Bio-expert speaks at auction
2005-03-24
AN exponent of the global biodynamic wine revolution is the guest speaker at the 31st Nederburg Auction in Paarl on April 9 - the controversial Frenchman Nicolas Joly.
He is the owner of Clos de la Coulée de Serrant in Savennières in the Loire Valley and was instrumental in the formation of the biodynamic movement among 75 of the world’s top winegrowers at the 2003 Vinexpo in Bordeaux.
Joly, 58, is the author of “Wine from Sky to Earth: Growing and Appreciating Biodynamic Wines” in 1996, which is available in seven languages - nine by the end of the year with Russian and Greek being added.
His book comes down to a simple question: “Taste - does it come from the appellation, or does it come from technology? Does a wine have a sense of place?”
In an era when the consumer is increasingly looking for holistic and organic alternatives, from the consumer’s perspective, there are also benefits to biodynamic wines.
They are made without pesticides and chemicals, the vintners pay meticulous attention to detail in the vineyard and the growers really believe that a vineyard’s character should be expressed in the wine - to paraphrase Ray Isle, managing editor of Wine & Spirit magazine. “Herbicides destroy the microbial life of the soil. Without this, the vine cannot feed itself,” said Joly, who believes that vine diseases come from not respecting life forces. Armed with a commerce degree from a commercial school in Paris and an MBA from Columbia University, Joly was a merchant banker for Morgan Guarantee Bank in New York from 1972 to 1977.
The lure of the family’s vineyard proved too strong and in 1980 he started putting the biodynamic approach into practice, converting all his vineyards by 1984.
The original vineyards on the estate, seven hectares in extent, were planted by Cistercian monks, and Coulée de Serrant is one of only three single estate appellations in France today.
Joly is often listed among the most influential winegrowers of the world.

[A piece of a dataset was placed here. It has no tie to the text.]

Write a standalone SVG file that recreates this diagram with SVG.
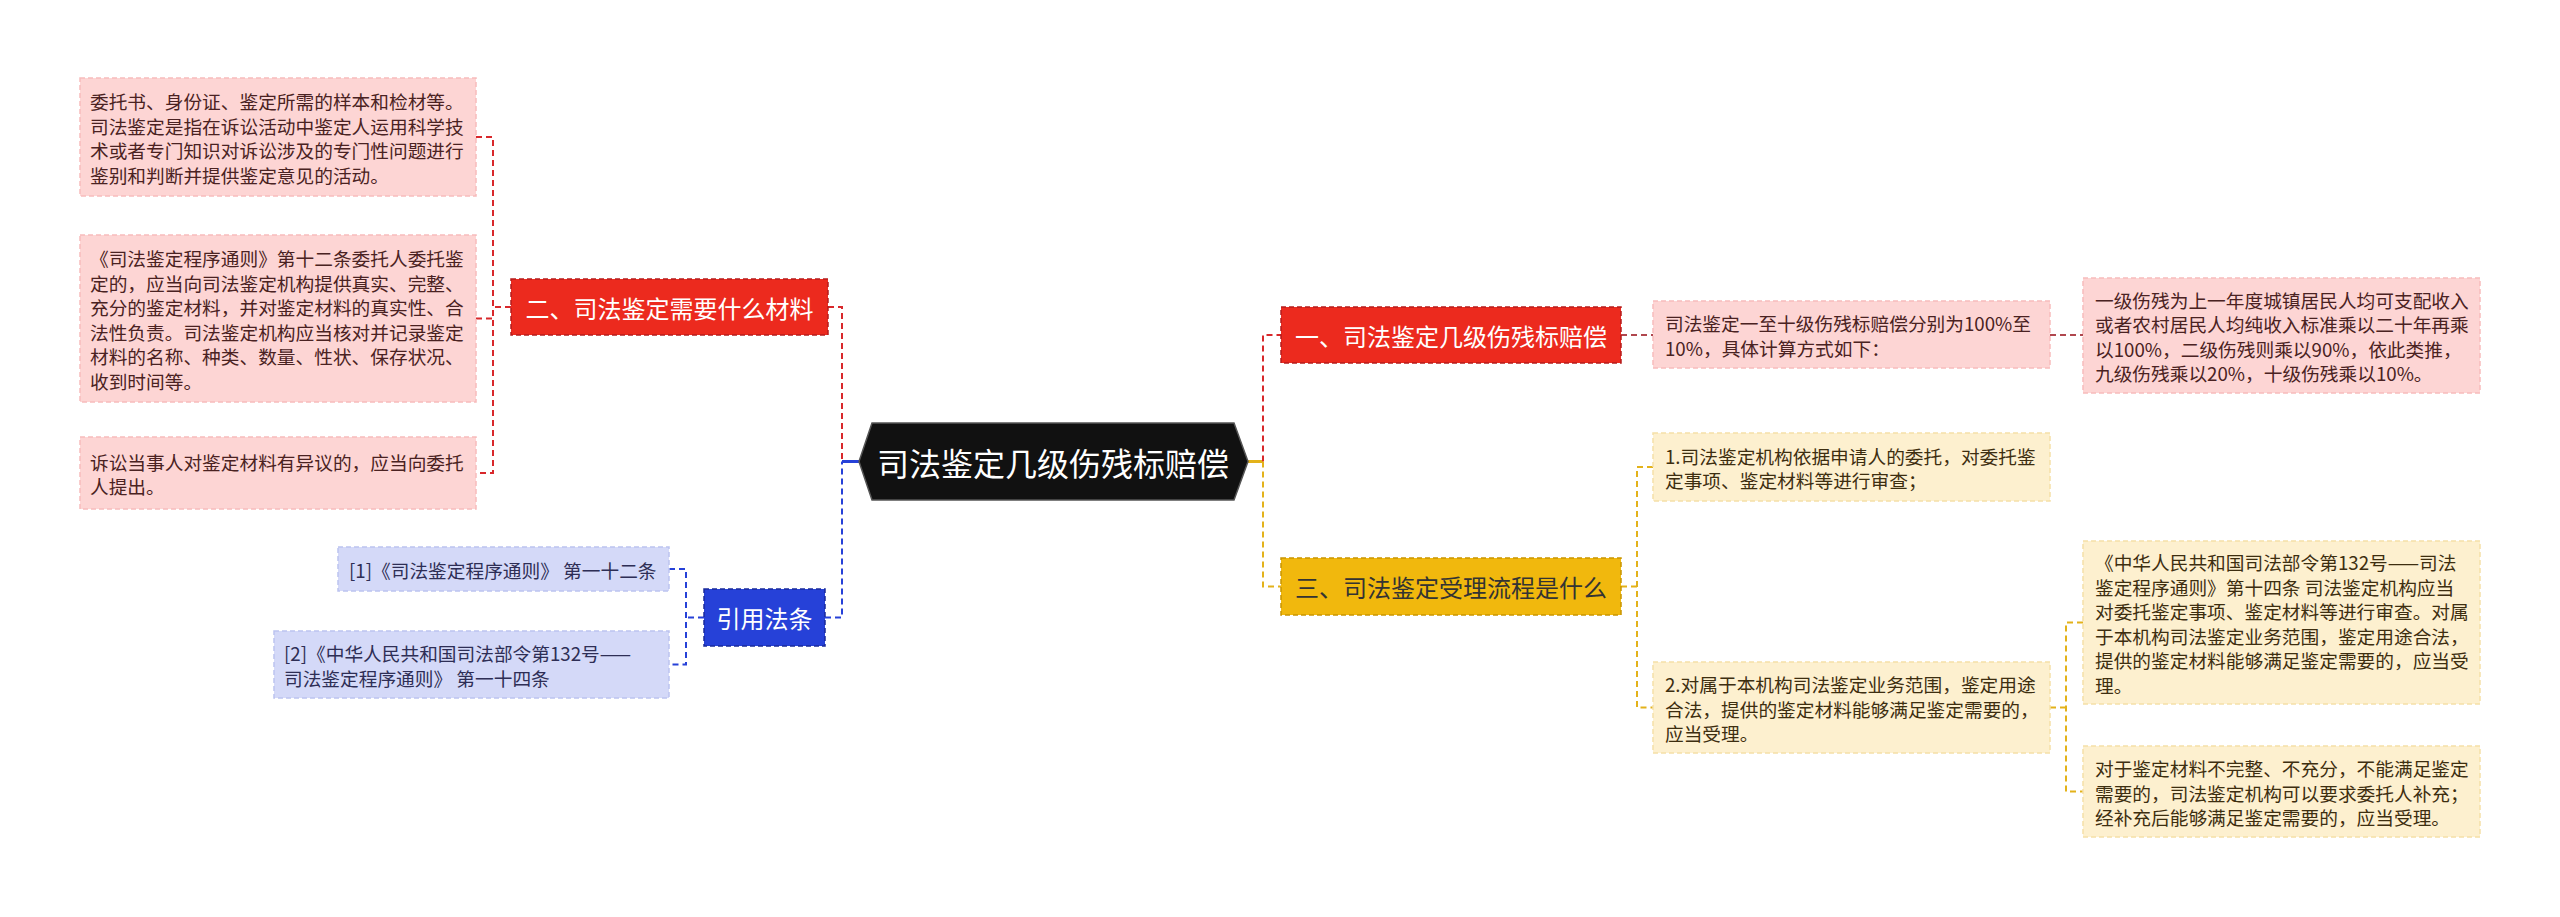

His wine, Le Clos de la Coulée de Serrant Chenin Blanc, was considered as one of the top five white wines by Curnonsky, the famous French gastronome, in the Guide Bettane Deseauve, the country’s leading wine guide.
During a blind tasting held by masters of wine and master sommeliers in Manhattan during 2004, biodynamic wines were assessed to have ‘more fine-tuned aromas and flavours’ than traditionally made wines, and found to have better expressions of terroir - the way in which a wine can represent its specific place of origin in its aroma, flavour, and texture.
Another interesting theory Joly espouses is that many wines are losing part of their capacity for ageing because of the use of genetically engineered, modified yeasts instead of natural aromatic yeasts.